By DAN REYNOLDS, senior editor of Risk & Insurance®
A rapidly warming trend of claims in connection with the whistle-blower provisions of the Dodd-Frank financial regulation legislation stands to upset a professional lines market that was already facing pricing uncertainty.
In a November report on its whistle-blower program, the Securities and Exchange Commission reported that it received 334 whistle-blower tips between August 12 and September 30. Dodd-Frank, which represents a sweeping attempt to regulate publicly traded companies and their subsidiaries, establishes a bounty of between 10 percent and 30 percent of any monetary sanctions over $1 million to be paid to whistle-blowers whose information leads to successful enforcement action. The SEC established its whistle-blower office in August.
To Gregory Keating, a Boston-based attorney who co-chairs the Whistle-blower and Retaliation Practice for employment practices firm Littler, times have never been more ripe for whistle-blower claims against companies and their officers and directors.
He said he personally has seen a spike of more than 150 percent in whistle-blower and whistle-blower retaliation cases in the past two years. He added that the damages sought in these types of cases are much larger than in other types of employment practices claims.

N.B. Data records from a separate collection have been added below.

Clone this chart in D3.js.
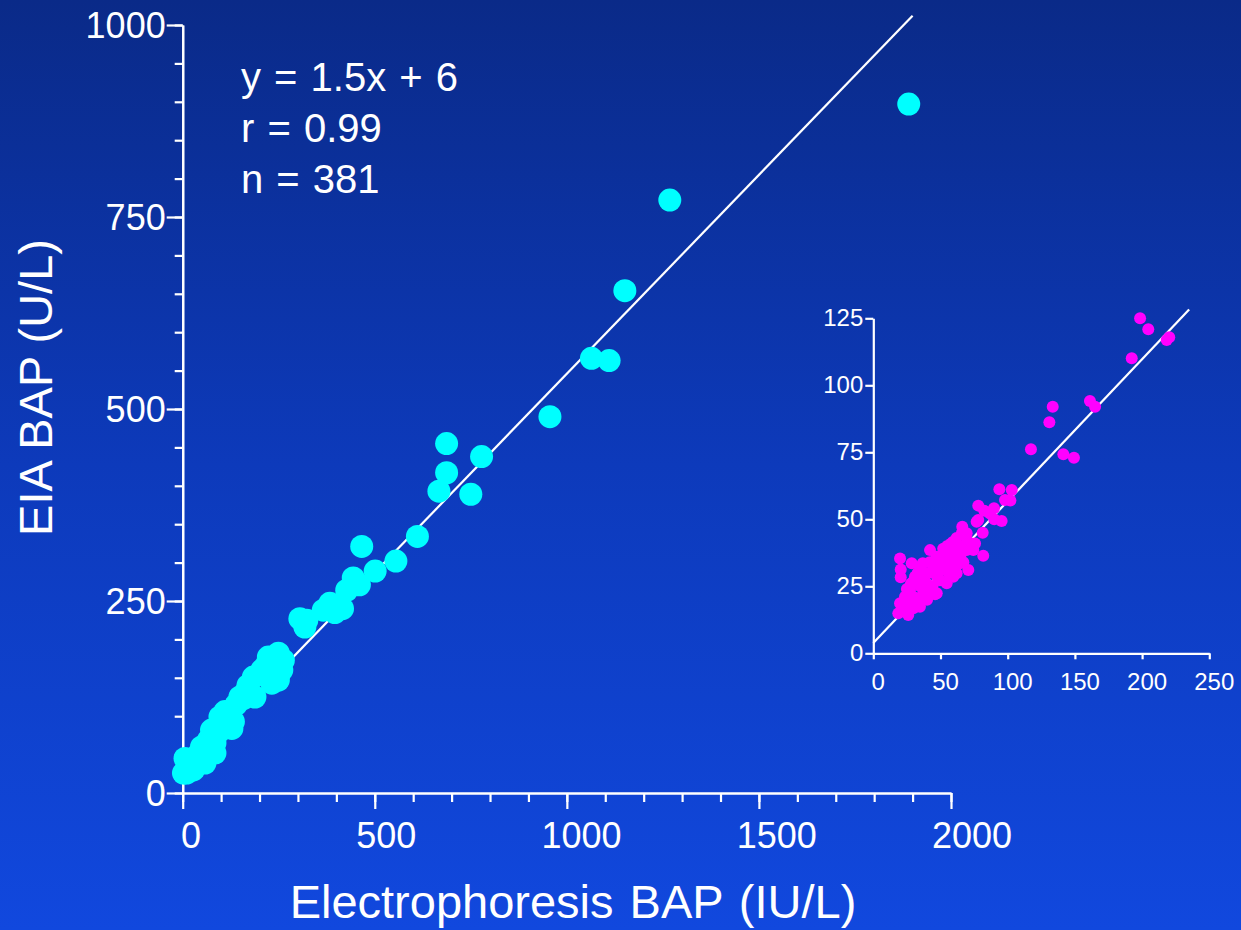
<!DOCTYPE html>
<html><head><meta charset="utf-8">
<script src="https://cdn.jsdelivr.net/npm/d3@7"></script>
<style>body{margin:0;padding:0;overflow:hidden}svg{display:block}text{font-family:"Liberation Sans",Arial,sans-serif;fill:#fff}</style>
</head><body>
<script>
// ---------- data ----------
const mainXTicks = [0, 500, 1000, 1500, 2000];
const mainYTicks = [0, 250, 500, 750, 1000];
const insetXTicks = [0, 50, 100, 150, 200, 250];
const insetYTicks = [0, 25, 50, 75, 100, 125];
const statsLines = ["y = 1.5x + 6", "r = 0.99", "n = 381"];
const xTitle = "Electrophoresis BAP (IU/L)";
const yTitle = "EIA BAP (U/L)";
// main fit line endpoints [x, y]
const mainFit = [[0, 28], [1900, 1012]];
// inset fit line endpoints
const insetFit = [[0, 3.8], [235, 128.3]];
// main scatter: Electrophoresis BAP (x), EIA BAP (y)
const mainX = [1890,1268,1151,1064,1110,956,687,778,687,667,750,611,555,466,501,444,460,427,383,416,396,366,305,323,318,249,223,262,258,249,232,184,167,149,188,158,110,97,128,132,75,67,84,84,49,36,19,6,58,10,2,28,45,62,80,106,119,139,206,14,30,40,95,120,170,215];
const mainY = [897,772,654,566,563,490,455,438,417,393,389,334,302,321,289,280,271,264,247,240,235,238,227,225,216,182,177,173,160,147,143,151,134,125,125,123,106,99,84,93,82,69,65,52,60,47,41,45,39,26,26,30,52,60,73,95,104,115,160,35,36,50,80,90,140,165];
// inset scatter
const insetX = [198.5,204.6,218.3,220.2,192.3,133.5,131,161.2,165,117.3,141.4,149.3,
 93.8,103,98,102,78.1,89.8,82.6,86.8,95.5,90,78.1,76.9,66.2,81.4,69.5,75.7,59.5,81.8,70.7,69.5,74.4,64.5,60,
 19.9,28.6,20.4,20.4,36.8,31,42.2,
 18.6,26,19.9,23.6,29.8,34.7,47.2,27.3,32.3,37.2,42.2,39.7,44.6,49.6,49.6,54.6,59.5,62,64.5,52.1,54.6,39.7,45,50,55,60,65,57,48,44,35,30,25,22,40,46,30,33,38,42,47,52,56,60,67,63,58,62,66,70,72,50,55,25,28,35];
const insetY = [125,120.9,116.9,117.9,110.1,92,86.2,94.1,92,76.1,74.3,73,
 61.2,60.9,57.2,57,55.1,54.1,53.2,52.2,49.4,50,49.7,49.1,47.2,45,44.8,41,41.6,36.4,31.1,38.5,38.5,40,38,
 35.4,33.6,31.3,28.4,33.6,28.6,38.5,
 14.9,14.3,18.7,21.1,16.8,17.4,22.4,23.6,19.9,22.4,23.6,26.1,32.3,34.8,27.3,26.1,28.6,29.9,33.6,32.3,36,29.9,30,31,33,35,37,38,28,25,25,21,19,17,20,22,27,30,28,34,36,39,30,31,34,36,41,43,45,42,40,36,40,24,26,32];

// ---------- drawing ----------
const W = 1241, H = 930;
const svg = d3.select("body").append("svg").attr("width", W).attr("height", H);
const defs = svg.append("defs");
const grad = defs.append("linearGradient").attr("id","bg").attr("x1",0).attr("y1",0).attr("x2",0).attr("y2",1);
grad.append("stop").attr("offset","0%").attr("stop-color","#0a2a88");
grad.append("stop").attr("offset","50%").attr("stop-color","#0d3abb");
grad.append("stop").attr("offset","100%").attr("stop-color","#1148de");
svg.append("rect").attr("width",W).attr("height",H).attr("fill","url(#bg)");

// main scales
const x = d3.scaleLinear().domain([0,2000]).range([182.7,951]);
const y = d3.scaleLinear().domain([0,1000]).range([793,25]);
const xLab = d3.scaleLinear().domain([0,2000]).range([191,972]);

function styleAxis(g){
  g.selectAll("path,line").attr("stroke","#fff").attr("stroke-width",2.2);
  g.selectAll("text").remove();
}
// y axis minor + major
svg.append("g").attr("transform",`translate(${x(0)},0)`)
  .call(d3.axisLeft(y).tickValues(d3.range(0,1001,50)).tickSize(8).tickSizeOuter(0)).call(styleAxis);
svg.append("g").attr("transform",`translate(${x(0)},0)`)
  .call(d3.axisLeft(y).tickValues(mainYTicks).tickSize(16).tickSizeOuter(0)).call(styleAxis);
// x axis minor + major
svg.append("g").attr("transform",`translate(0,${y(0)})`)
  .call(d3.axisBottom(x).tickValues(d3.range(0,2001,100)).tickSize(9).tickSizeOuter(0)).call(styleAxis);
svg.append("g").attr("transform",`translate(0,${y(0)})`)
  .call(d3.axisBottom(x).tickValues(mainXTicks).tickSize(16).tickSizeOuter(0)).call(styleAxis);

svg.append("g").selectAll("text").data(mainYTicks).join("text")
  .attr("x", x(0)-17).attr("y", d=>y(d)).attr("dy","0.36em")
  .attr("text-anchor","end").attr("font-size",36).text(d=>d);
svg.append("g").selectAll("text").data(mainXTicks).join("text")
  .attr("x", d=>xLab(d)).attr("y", 848)
  .attr("text-anchor","middle").attr("font-size",36).text(d=>d);

svg.append("text").attr("x",573).attr("y",918).attr("text-anchor","middle")
  .attr("font-size",47).attr("word-spacing",3).text(xTitle);
svg.append("text").attr("transform","translate(51.5,387.5) rotate(-90)").attr("text-anchor","middle")
  .attr("font-size",47).text(yTitle);

svg.append("g").selectAll("text").data(statsLines).join("text")
  .attr("x",241).attr("y",(d,i)=>91+i*51).attr("font-size",40).attr("word-spacing",2).text(d=>d);

// fit line
svg.append("line").attr("x1",x(mainFit[0][0])).attr("y1",y(mainFit[0][1]))
  .attr("x2",x(mainFit[1][0])).attr("y2",y(mainFit[1][1]))
  .attr("stroke","#fff").attr("stroke-width",2.2);
svg.append("g").selectAll("circle").data(mainX.map((v,i)=>[v,mainY[i]])).join("circle")
  .attr("cx",d=>x(d[0])).attr("cy",d=>y(d[1])).attr("r",11.5).attr("fill","#00ffff");

// inset
const ix = d3.scaleLinear().domain([0,250]).range([873.3,1209.3]);
const iy = d3.scaleLinear().domain([0,125]).range([653.3,318.3]);
function styleInset(g){
  g.selectAll("path,line").attr("stroke","#fff").attr("stroke-width",2.2);
  g.selectAll("text").remove();
}
svg.append("g").attr("transform",`translate(${ix(0)},0)`)
  .call(d3.axisLeft(iy).tickValues(insetYTicks).tickSize(8).tickSizeOuter(0)).call(styleInset);
svg.append("g").attr("transform",`translate(0,${iy(0)})`)
  .call(d3.axisBottom(ix).tickValues(insetXTicks).tickSize(6).tickSizeOuter(0)).call(styleInset);
svg.append("g").selectAll("text").data(insetYTicks).join("text")
  .attr("x", ix(0)-10).attr("y", d=>iy(d)).attr("dy","0.3em")
  .attr("text-anchor","end").attr("font-size",24).text(d=>d);
svg.append("g").selectAll("text").data(insetXTicks).join("text")
  .attr("x", d=>ix(d)+5).attr("y", 690)
  .attr("text-anchor","middle").attr("font-size",24).text(d=>d);
svg.append("line").attr("x1",ix(insetFit[0][0])).attr("y1",iy(insetFit[0][1]))
  .attr("x2",ix(insetFit[1][0])).attr("y2",iy(insetFit[1][1]))
  .attr("stroke","#fff").attr("stroke-width",2.2);
svg.append("g").selectAll("circle").data(insetX.map((v,i)=>[v,insetY[i]])).join("circle")
  .attr("cx",d=>ix(d[0])).attr("cy",d=>iy(d[1])).attr("r",6).attr("fill","#ff00ff");
</script>
</body></html>
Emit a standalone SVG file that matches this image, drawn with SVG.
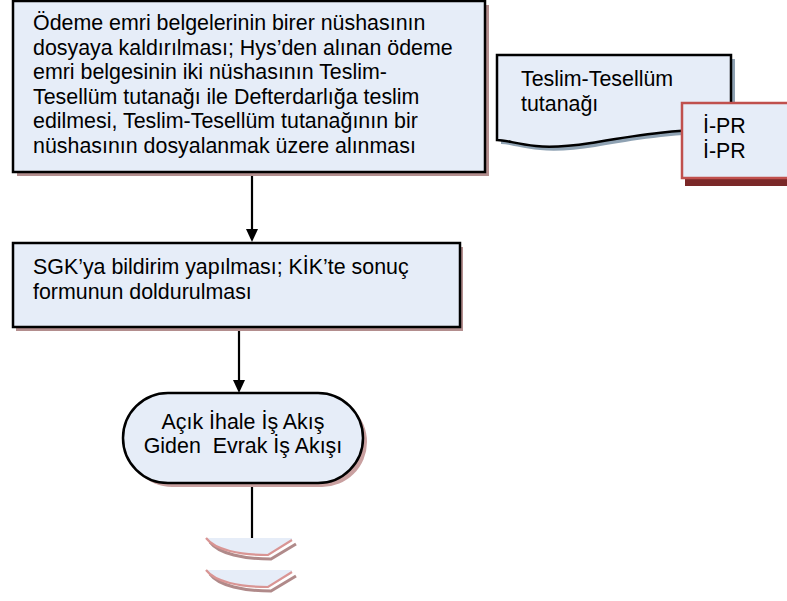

"I would say that the demand letters dwarf almost any other type of employment litigation cases, except perhaps the class actions which get into the millions of dollars as well," Keating said.
"I can tell you this, I have had a half a dozen cases in the past year where the demand letter was well into the seven figures and that is definitely on the very high end of employment cases, which typically there is a lot at stake but usually it is not a multimillion-dollar demand," Keating said.
In October, Littler conducted a survey of 51 senior executives, the majority of whom were from S&P 500 companies. Of those executives, 96 percent said they were either very concerned or moderately concerned about potential whistle-blower claims.
Torus, the global specialty insurer, also conducted a survey on a related topic, querying 102 executives at the Professional Liability Underwriting Society International Conference in San Diego in early November.
That survey revealed that 30 percent of respondents see a changing pricing environment in professional liability as a major cause for concern.
Jeffrey Grange, senior vice president, head of professional lines at Torus, said an insurance catastrophe loss year that will eclipse $100 billion is tightening the market overall, and Dodd-Frank is going to specifically pressure professional lines.
"Now, what we are seeing in the specialty arena is a lot of nervousness," Grange said. "You are seeing things like Dodd-Frank and the impact of the financial crisis and many other exposures that are looming on the horizon, so the specter of increased exposure and heightened risk is staring the underwriters squarely in the eye," Grange said.
Keating said his firm has more than 125 associates and shareholders in its newly formed Whistle-blower and Retaliation Practice at Littler, and is looking to add more.
"There is no doubt that this is a growth area," he said, "and has been recognized as such by our firm and we are systematically looking to hone our expertise and grow our group."